If I had to count winners and losers in big social and political battles, I’d write them out this way. I’m not describing my views, just how I’d call it based on the outcomes I see, maybe being melodramatic but I don’t think groundlessly.
According to massshootingtracker.org, a crowd-sourced database of U.S. mass shootings that defines a “mass shooting” as a single outburst of violence in which four or more people are shot, there have been:
195 U.S. mass shootings in 2016
1230 mass shootings since 1/1/2013
2 days since last mass shooting
I think it’s safe to say that in the big social battle between people who want more guns and those who want fewer, the more guns side has won. Overwhelmingly. We could stop production of guns forever and I bet we already have enough guns to last a century. People continue to oppose guns. They lost. They may win a future battle, but they lost for now.
So guns have won their social battle.
Despite the shooting in Orlando, gay rights and awareness are so much stronger than ever, it’s like night and day. The are still people who oppose gay marriage, but there is such a generational difference, even without them changing their minds, they are dying out. We haven’t reached equality and or ended violence based on sexuality, but the momentum is so overwhelming in that direction, people opposing it have lost.
Gay rights have won their social battle.
Obesity and overweightness in the United States is something like seventy percent and, I believe, rising. Seventy percent is a remarkable “advance.” Meanwhile the United States government subsidizes corn, sugar, and crops that create more obesity with billions of dollars annually. I think it’s safe to say people promoting fitness have lost this battle. They may win a future battle, but they lost for now.

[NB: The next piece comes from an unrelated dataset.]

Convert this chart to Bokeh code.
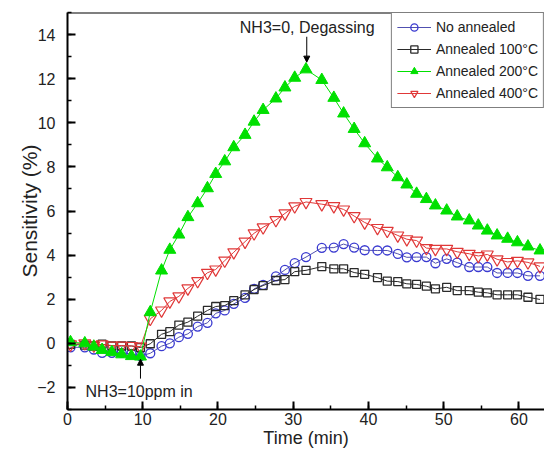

The sugar, fat, feed grain, and junk food industries have won their social battle.
Ocean levels are rising, atmospheric carbon is increasing, global temperatures are rising, and we couldn’t stop several decades of these trends continuing and accelerating. Yet I haven’t met anyone who has considered flying less and people drive more than ever. If anyone reading this post has avoided any flights specifically to pollute less, please let me know. I’d love to personally know at least one person like that. I think it’s safe to say people promoting using less fossil fuels have lost this battle, at least in the United States. They may win a future battle, but they lost for now.
Oil, gas, and fossil fuels have won their social battle.
It seems to me that pollution and garbage has won the battle over cleanliness and conservation.
Can you think of other social battles won or lost?